How do I prepare my input genomes?#

Target genome data requirements#

Note

This workflow will work best with the output of an imputation server like Michigan or TopMed.

If you’d like to input WGS genomes, some extra preprocessing steps are required.

  • Only human chromosomes 1 – 22, X, Y, and XY are supported by the pipeline, although sex chromosomes are rarely used in scoring files.

  • If input data contain other chromosomes (e.g. patch regions) then the pipeline may complain loudly and stop calculating.

Supported file formats#

The following file formats are currently supported:

  • VCF

  • Plink 1 file set (.bed / .bim / .fam)

  • Plink 2 file set (.pgen / .pvar / .psam)

Compressed input is supported and automatically detected. For example, bgzip compression of VCF files, or zstd compression of plink2 variant information files (.pvar).
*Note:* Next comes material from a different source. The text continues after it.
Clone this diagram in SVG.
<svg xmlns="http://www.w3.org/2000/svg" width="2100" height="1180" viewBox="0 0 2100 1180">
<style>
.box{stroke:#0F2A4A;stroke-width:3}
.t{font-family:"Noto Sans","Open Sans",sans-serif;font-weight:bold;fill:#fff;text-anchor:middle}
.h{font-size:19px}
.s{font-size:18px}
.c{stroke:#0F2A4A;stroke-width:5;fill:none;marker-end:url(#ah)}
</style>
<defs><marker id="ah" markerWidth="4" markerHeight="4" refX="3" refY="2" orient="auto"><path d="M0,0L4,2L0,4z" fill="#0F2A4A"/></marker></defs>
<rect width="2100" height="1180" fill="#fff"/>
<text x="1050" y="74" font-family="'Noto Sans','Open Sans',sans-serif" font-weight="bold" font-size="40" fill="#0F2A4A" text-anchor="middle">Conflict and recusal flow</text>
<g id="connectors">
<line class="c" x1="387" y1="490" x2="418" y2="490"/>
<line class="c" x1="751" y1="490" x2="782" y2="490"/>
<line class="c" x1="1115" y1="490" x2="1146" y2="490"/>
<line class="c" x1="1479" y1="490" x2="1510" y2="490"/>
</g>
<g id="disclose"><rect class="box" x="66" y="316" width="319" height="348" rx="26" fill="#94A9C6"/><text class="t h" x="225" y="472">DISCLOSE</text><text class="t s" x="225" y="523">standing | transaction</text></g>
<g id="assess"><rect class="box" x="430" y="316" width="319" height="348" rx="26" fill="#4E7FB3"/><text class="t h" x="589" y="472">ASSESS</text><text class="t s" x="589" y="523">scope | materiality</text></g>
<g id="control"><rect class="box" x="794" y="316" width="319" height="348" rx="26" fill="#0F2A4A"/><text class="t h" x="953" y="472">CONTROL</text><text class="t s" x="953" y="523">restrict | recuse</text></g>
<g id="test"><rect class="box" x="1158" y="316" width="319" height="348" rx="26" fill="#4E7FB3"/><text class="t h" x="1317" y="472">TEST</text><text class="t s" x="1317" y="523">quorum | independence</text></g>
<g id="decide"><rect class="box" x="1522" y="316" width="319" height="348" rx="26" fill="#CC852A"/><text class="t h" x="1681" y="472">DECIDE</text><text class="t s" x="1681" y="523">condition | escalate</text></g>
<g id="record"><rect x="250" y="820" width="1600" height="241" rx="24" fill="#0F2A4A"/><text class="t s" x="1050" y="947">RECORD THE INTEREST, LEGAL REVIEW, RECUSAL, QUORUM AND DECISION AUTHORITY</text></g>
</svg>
VCF from an imputation server#

plink2 --vcf <full_path_to_vcf.vcf.gz> \
    --allow-extra-chr \
    --chr 1-22, X, Y, XY \
    -make-pgen --out <short name>_axy

Note

Non-standard chromosomes/patches should not cause errors in versions >v2.0.0-alpha.3; however, they will be be filtered out from the list of variants available for PGS scoring.

VCF from WGS#

See PGScatalog/pgsc_calc#123 for discussion about tools to convert the VCF files into ones suitable for calculating PGS.
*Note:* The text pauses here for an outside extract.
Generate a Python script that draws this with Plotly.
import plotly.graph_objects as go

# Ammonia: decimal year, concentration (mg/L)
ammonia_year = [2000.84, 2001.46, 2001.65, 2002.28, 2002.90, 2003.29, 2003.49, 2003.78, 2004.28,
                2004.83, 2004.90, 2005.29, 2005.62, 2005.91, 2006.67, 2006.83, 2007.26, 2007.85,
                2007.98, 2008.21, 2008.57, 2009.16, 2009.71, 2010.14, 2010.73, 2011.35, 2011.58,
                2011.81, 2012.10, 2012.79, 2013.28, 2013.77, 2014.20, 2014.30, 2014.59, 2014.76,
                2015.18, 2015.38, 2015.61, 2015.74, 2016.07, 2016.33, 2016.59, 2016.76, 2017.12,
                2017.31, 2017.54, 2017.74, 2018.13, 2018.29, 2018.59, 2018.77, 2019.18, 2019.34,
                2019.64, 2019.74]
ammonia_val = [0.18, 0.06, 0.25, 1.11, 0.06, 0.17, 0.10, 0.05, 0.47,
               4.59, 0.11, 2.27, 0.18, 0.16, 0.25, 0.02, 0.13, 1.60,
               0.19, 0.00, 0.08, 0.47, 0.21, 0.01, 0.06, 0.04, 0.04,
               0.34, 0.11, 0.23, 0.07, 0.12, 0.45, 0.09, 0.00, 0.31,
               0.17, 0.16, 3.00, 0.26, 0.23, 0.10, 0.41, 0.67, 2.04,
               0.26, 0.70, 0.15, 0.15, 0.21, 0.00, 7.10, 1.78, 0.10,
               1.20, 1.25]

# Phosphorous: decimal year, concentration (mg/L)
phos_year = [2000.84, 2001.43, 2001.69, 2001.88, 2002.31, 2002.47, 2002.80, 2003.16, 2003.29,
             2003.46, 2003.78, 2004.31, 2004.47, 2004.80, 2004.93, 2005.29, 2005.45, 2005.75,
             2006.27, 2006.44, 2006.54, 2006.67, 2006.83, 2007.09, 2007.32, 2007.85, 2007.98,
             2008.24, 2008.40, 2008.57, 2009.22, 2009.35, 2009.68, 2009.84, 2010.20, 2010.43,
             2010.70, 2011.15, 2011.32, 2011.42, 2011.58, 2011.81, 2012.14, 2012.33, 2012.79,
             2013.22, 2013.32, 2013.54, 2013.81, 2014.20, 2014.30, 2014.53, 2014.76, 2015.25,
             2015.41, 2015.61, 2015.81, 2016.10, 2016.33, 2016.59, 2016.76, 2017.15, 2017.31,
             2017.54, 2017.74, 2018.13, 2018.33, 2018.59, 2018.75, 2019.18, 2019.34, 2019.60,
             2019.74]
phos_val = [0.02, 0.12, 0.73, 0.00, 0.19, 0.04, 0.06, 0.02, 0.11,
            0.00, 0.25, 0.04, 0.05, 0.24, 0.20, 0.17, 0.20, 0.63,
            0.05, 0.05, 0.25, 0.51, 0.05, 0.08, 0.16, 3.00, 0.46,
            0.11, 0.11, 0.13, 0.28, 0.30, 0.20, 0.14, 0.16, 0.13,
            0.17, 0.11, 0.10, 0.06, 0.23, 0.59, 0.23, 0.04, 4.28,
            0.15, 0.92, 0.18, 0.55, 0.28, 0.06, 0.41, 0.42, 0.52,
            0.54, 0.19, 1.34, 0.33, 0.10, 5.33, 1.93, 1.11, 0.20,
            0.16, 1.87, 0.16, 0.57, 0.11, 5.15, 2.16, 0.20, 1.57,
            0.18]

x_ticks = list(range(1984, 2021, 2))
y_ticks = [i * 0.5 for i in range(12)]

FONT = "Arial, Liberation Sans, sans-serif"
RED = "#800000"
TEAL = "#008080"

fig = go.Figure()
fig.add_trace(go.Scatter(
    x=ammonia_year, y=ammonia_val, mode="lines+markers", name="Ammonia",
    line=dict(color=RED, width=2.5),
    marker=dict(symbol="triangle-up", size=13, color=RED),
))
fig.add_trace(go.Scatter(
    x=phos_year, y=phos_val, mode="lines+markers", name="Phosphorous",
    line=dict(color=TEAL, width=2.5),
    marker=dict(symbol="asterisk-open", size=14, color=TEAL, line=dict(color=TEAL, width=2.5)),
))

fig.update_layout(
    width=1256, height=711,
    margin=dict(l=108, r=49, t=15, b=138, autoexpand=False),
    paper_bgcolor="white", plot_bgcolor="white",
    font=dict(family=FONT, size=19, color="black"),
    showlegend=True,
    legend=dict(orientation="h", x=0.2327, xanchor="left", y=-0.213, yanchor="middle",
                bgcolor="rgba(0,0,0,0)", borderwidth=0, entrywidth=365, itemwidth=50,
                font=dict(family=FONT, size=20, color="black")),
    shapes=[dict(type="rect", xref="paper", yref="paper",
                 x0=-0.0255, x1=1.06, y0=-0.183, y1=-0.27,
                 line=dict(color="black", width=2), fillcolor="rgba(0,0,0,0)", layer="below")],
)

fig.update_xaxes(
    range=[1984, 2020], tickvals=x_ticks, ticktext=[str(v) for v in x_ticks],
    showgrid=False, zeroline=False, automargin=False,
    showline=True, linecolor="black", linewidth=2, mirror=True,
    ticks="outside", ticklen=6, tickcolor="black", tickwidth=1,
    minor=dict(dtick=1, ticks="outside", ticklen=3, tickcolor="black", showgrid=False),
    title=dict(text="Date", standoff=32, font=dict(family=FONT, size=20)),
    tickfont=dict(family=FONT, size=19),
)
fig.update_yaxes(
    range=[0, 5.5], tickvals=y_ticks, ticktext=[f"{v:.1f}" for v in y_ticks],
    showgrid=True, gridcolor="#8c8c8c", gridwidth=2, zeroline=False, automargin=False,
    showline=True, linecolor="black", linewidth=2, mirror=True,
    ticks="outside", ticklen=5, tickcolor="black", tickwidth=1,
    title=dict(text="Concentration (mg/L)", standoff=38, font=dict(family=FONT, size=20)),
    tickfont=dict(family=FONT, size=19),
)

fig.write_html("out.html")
If you input WGS data to the calculator without following the steps above then you will probably encounter match rate errors. For more information, see: Are your target genomes imputed? Are they WGS?

plink2 binary fileset (pfile)#

Note

The pipeline will be much faster if you convert your input data to pfile format

plink2 --pfile <path_to_pfile_prefix> \
    --allow-extra-chr \
    --chr 1-22, X, Y, XY \
    -make-pgen --out <prefix>_axy

Warning

Don’t forget to replace paths in <brackets> with your own data!